Tuesday, February 4, 2014

Thoughts

Lately I keep asking myself why. It's not an answer I'll ever get, I know. And I'm sure it's an answer I would never want to know, but its a question I keep asking myself. Why? Why this? Why her? Why now? Why? I know I can do better, and I will. I know it's fine, because I am. I'm still happy with my life. I know I need to be on my own for a while. I'm changing. I'm going through a beautiful part of my life right now. It's something he could never have done with me. But after four years, I still wonder. Why? What changed? But I know the answer to that one.
Never tell a girl she's perfect. Never put her on a pedestal. Because one day, you will realize she's not perfect. You'll pull the pedestal out from under her. She will come crashing down. You'll be mad at her for not being who you thought. She will blame herself for not being good enough. And any kind relationship you ever wanted to have with each other will be doomed from there on out.
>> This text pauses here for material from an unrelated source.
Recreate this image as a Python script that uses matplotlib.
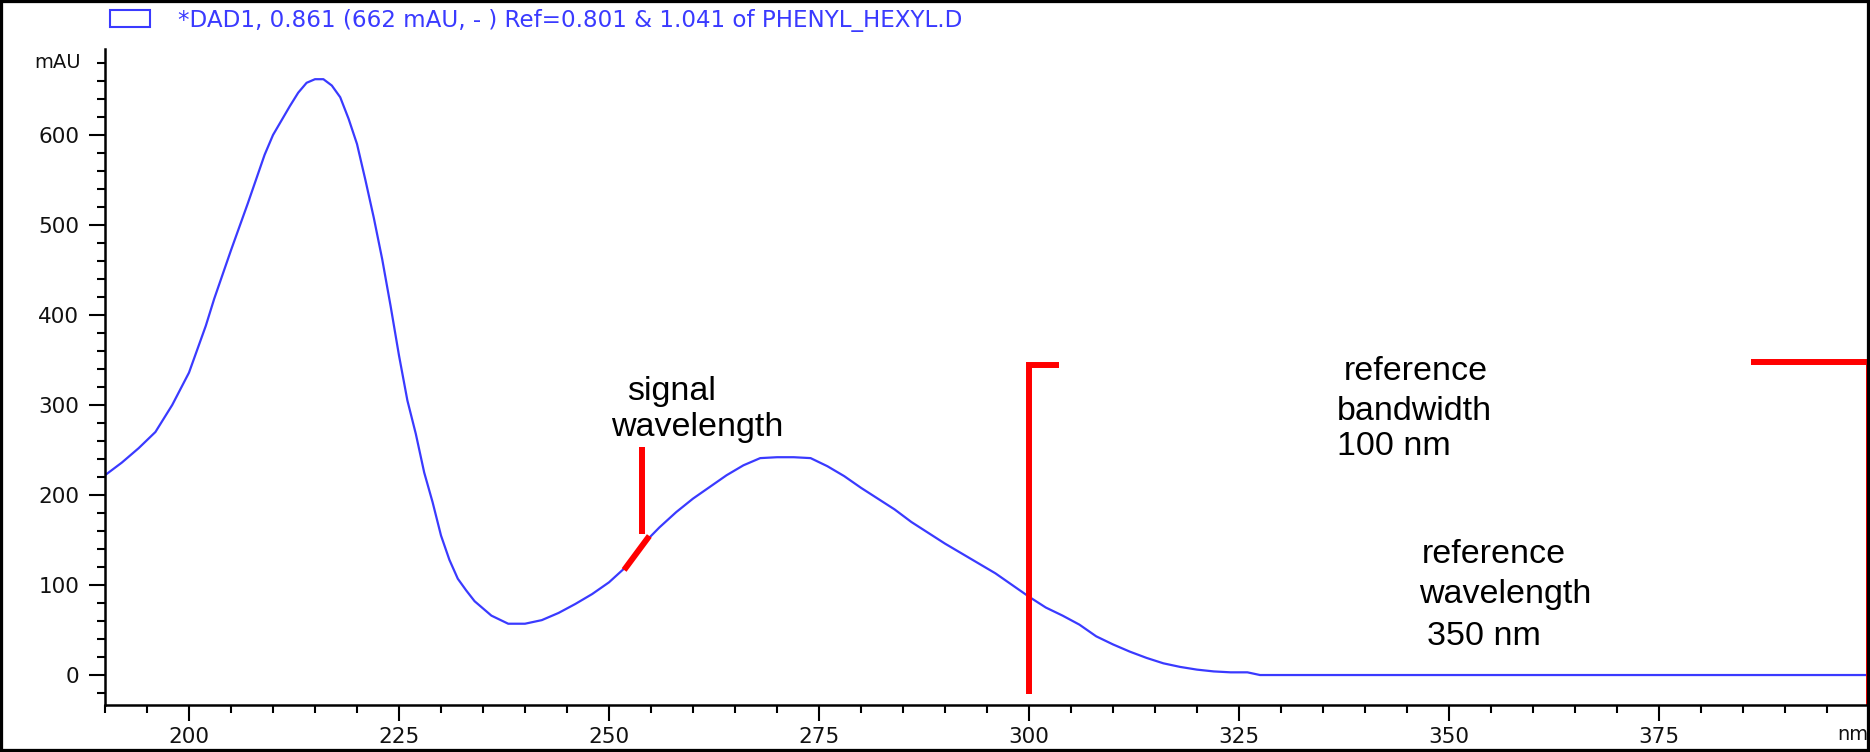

That's what changed between us. He finally realized I wasn't perfect. He decided my flaws were worse than his own, that I hurt him more than he ever hurt me, which is funny, because that's all he ever seemed to do, where as weeks before he left, he said I was the only good thing in his life. He decided he couldn't deal with it anymore. What I don't understand is why her? After everything, why her, why now, why go back on everything you said over the past two years? That's how I know I can do better. And I will. That's why I'm Ok. Because you're not worth it. No matter how many questions I ask myself, and how few answers I get, that will always remain to be true.